The latest monthly property value index shows that property values in Nelson city are 4.4 per cent higher than the market peak in 2007, but have slumped by slightly more than half a percent in the past three months.
Values in Tasman are 3.6 per cent higher that during the peak in 2007, and have continued to increase over the past three months by 1.9 per cent.
QV Nelson valuer Geoff Butterworth said sales were down since October with the impact of the LVR and mortgage rates tightening.
People should not read too much into the 0.6 per cent drop in Nelson city over the last quarter because it only took a couple of sales to alter the change, he said.
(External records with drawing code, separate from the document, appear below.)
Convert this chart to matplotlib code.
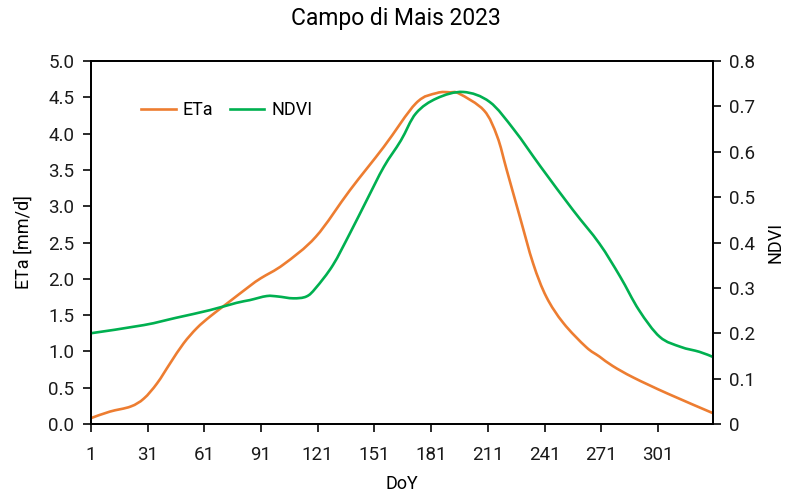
import numpy as np
import matplotlib
matplotlib.use("Agg")
import matplotlib.pyplot as plt
from matplotlib.path import Path
from matplotlib.patches import PathPatch
from matplotlib.lines import Line2D
from matplotlib.ticker import FuncFormatter

plt.rcParams['font.family'] = ['Roboto', 'DejaVu Sans']

# ETa [mm/d]
eta_doy = [1, 11, 22, 29, 36, 43, 50, 57, 64, 73, 85, 91, 103, 120, 138, 156,
           173, 184, 191, 196, 209, 216, 221, 228, 235, 242, 251, 263, 270,
           277, 288, 306, 330]
eta_val = [0.08, 0.17, 0.24, 0.35, 0.56, 0.84, 1.11, 1.32, 1.48, 1.66, 1.90,
           2.01, 2.20, 2.58, 3.22, 3.82, 4.42, 4.56, 4.57, 4.55, 4.32, 3.96,
           3.50, 2.85, 2.21, 1.75, 1.39, 1.06, 0.93, 0.80, 0.64, 0.42, 0.15]

# NDVI
ndvi_doy = [1, 29, 46, 64, 78, 85, 94, 100, 108, 115, 120, 129, 138, 147,
            156, 165, 173, 184, 198, 212, 225, 239, 256, 270, 281, 291, 302,
            313, 323, 330]
ndvi_val = [0.200, 0.218, 0.234, 0.251, 0.267, 0.273, 0.282, 0.281, 0.277,
            0.281, 0.300, 0.350, 0.420, 0.494, 0.567, 0.625, 0.685, 0.718,
            0.732, 0.710, 0.648, 0.567, 0.472, 0.398, 0.325, 0.251, 0.192,
            0.170, 0.159, 0.148]

xticks = [1, 31, 61, 91, 121, 151, 181, 211, 241, 271, 301]

ORANGE = '#ED7D31'
GREEN = '#00B050'


def smooth_path(x, y):
    '''
    Bezier path through the points (like Excel "smoothed line")
    '''
    p = np.column_stack([x, y]).astype(float)
    verts = [p[0]]
    codes = [Path.MOVETO]
    n = len(p)
    for i in range(n - 1):
        p0 = p[i - 1] if i > 0 else p[i]
        p3 = p[i + 2] if i + 2 < n else p[i + 1]
        c1 = p[i] + (p[i + 1] - p0) / 6.0
        c2 = p[i + 1] - (p3 - p[i]) / 6.0
        verts += [c1, c2, p[i + 1]]
        codes += [Path.CURVE4] * 3
    return Path(verts, codes)


fig = plt.figure(figsize=(7.91, 4.97), dpi=100)
ax = fig.add_axes([0.115, 0.147, 0.786, 0.730])
ax2 = ax.twinx()

ax.add_patch(PathPatch(smooth_path(eta_doy, eta_val), fc='none', ec=ORANGE,
                       lw=1.9, capstyle='round'))
ax2.add_patch(PathPatch(smooth_path(ndvi_doy, ndvi_val), fc='none', ec=GREEN,
                        lw=1.9, capstyle='round'))

ax.set_xlim(1, 330)
ax.set_ylim(0, 5)
ax2.set_ylim(0, 0.8)
ax.set_xticks(xticks)
ax.set_yticks(np.arange(0, 5.01, 0.5))
ax.yaxis.set_major_formatter(FuncFormatter(lambda v, p: '%.1f' % v))
ax2.set_yticks(np.arange(0, 0.81, 0.1))
ax2.yaxis.set_major_formatter(FuncFormatter(lambda v, p: '0' if v == 0 else '%.1f' % v))

for a in (ax, ax2):
    for s in a.spines.values():
        s.set_linewidth(1.3)
        s.set_color('black')
    a.tick_params(direction='out', length=6, width=1.3, labelsize=13.5, colors='#1a1a1a')
ax.tick_params(axis='x', pad=10)
ax.tick_params(axis='y', pad=6)
ax2.tick_params(axis='y', pad=6)

ax.set_xlabel('DoY', fontsize=13, labelpad=8)
ax.set_ylabel('ETa [mm/d]', fontsize=13, labelpad=11)
ax2.set_ylabel('NDVI', fontsize=13, labelpad=8)
fig.suptitle('Campo di Mais 2023', fontsize=16.5, y=0.985)

handles = [Line2D([], [], color=ORANGE, lw=1.9), Line2D([], [], color=GREEN, lw=1.9)]
ax.legend(handles, ['ETa', 'NDVI'], loc='upper left', ncol=2, frameon=False,
          fontsize=13, bbox_to_anchor=(0.055, 0.935), handlelength=1.9,
          columnspacing=0.9, handletextpad=0.4)

fig.savefig('out.png', dpi=100)
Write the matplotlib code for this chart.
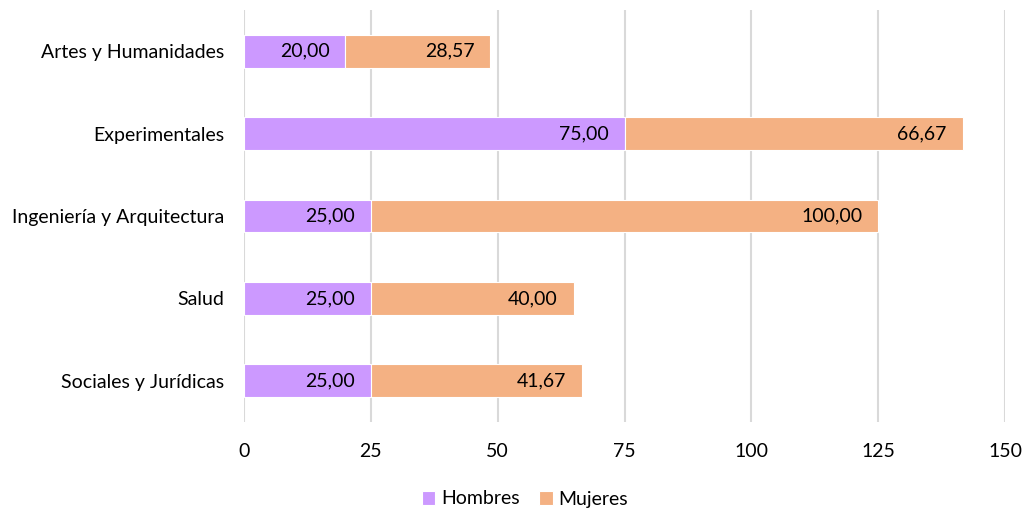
import matplotlib
matplotlib.use("Agg")
import matplotlib.pyplot as plt
import numpy as np

categories = ["Artes y Humanidades", "Experimentales", "Ingeniería y Arquitectura", "Salud", "Sociales y Jurídicas"]
hombres = [20.00, 75.00, 25.00, 25.00, 25.00]
mujeres = [28.57, 66.67, 100.00, 40.00, 41.67]
xticks = [0, 25, 50, 75, 100, 125, 150]

plt.rcParams['font.family'] = ['Lato', 'DejaVu Sans']

W, H = 1027, 508
fig = plt.figure(figsize=(W / 100, H / 100), dpi=100)
ax = fig.add_axes([244 / W, 1 - 422 / H, (1005 - 244) / W, (422 - 10) / H])

y = np.arange(len(categories))[::-1]
c_h = "#CC99FF"
c_m = "#F4B183"
bh = 0.4
b1 = ax.barh(y, hombres, height=bh, color=c_h, edgecolor="white", linewidth=0.8, label="Hombres", zorder=3)
b2 = ax.barh(y, mujeres, left=hombres, height=bh, color=c_m, edgecolor="white", linewidth=0.8, label="Mujeres", zorder=3)

def fmt(v):
    return f"{v:.2f}".replace(".", ",")

fs = 14
for bars, vals, lefts in ((b1, hombres, [0] * 5), (b2, mujeres, hombres)):
    for yi, v, l in zip(y, vals, lefts):
        ax.annotate(fmt(v), xy=(l + v, yi), xytext=(-11.5, 0), textcoords="offset points",
                    ha="right", va="center", fontsize=fs, color="#000000", zorder=4)

ax.set_xlim(0, 150)
ax.set_ylim(-0.5, len(categories) - 0.5)
ax.set_xticks(xticks)
ax.set_xticklabels([str(t) for t in xticks], fontsize=fs)
ax.set_yticks(y)
ax.set_yticklabels(categories, fontsize=fs)
ax.tick_params(axis="both", length=0)
ax.tick_params(axis="x", pad=15)
ax.tick_params(axis="y", pad=14)
ax.grid(axis="x", color="#D9D9D9", linewidth=1.5, zorder=0)
for s in ax.spines.values():
    s.set_visible(False)

fig.legend(handles=[b1, b2], labels=["Hombres", "Mujeres"], loc="center", bbox_to_anchor=(525 / W, 1 - 499 / H),
           ncol=2, frameon=False, fontsize=fs, handlelength=0.7, handleheight=0.7, handletextpad=0.3,
           columnspacing=1.0)

fig.savefig("out.png", dpi=100)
QV national spokeswoman Andrea Rush said that nationwide residential values for March have increased 8.8 per cent over the past year, and 0.1 per cent over the past three months.
"This means they are now 12.6 per cent above the previous market peak of late 2007," she said.
Rush said the LVR "speed limits" and the Reserve Bank signalling further interest rate hikes is likely to be contributing to a levelling off in the growth of property values, and for the first time in more than two years a decrease was showing in some areas.
"Home loan approvals nationwide are also down about 10 per cent on the same time last year, overall sales volumes are similarly down and the amount of activity from first home buyers around the country is also well down on what it was prior to the LVR speed limits being applied in October," she said.
Values in the provincial centres were still variable.
In the South Island, Waimate District saw the greatest rise in values over the past year with values up 10.3 per cent on this time last year and up 6.2 per cent in the past three months.
Kaikoura District was also up 5.6 per cent year on year and 6.6 per cent since December.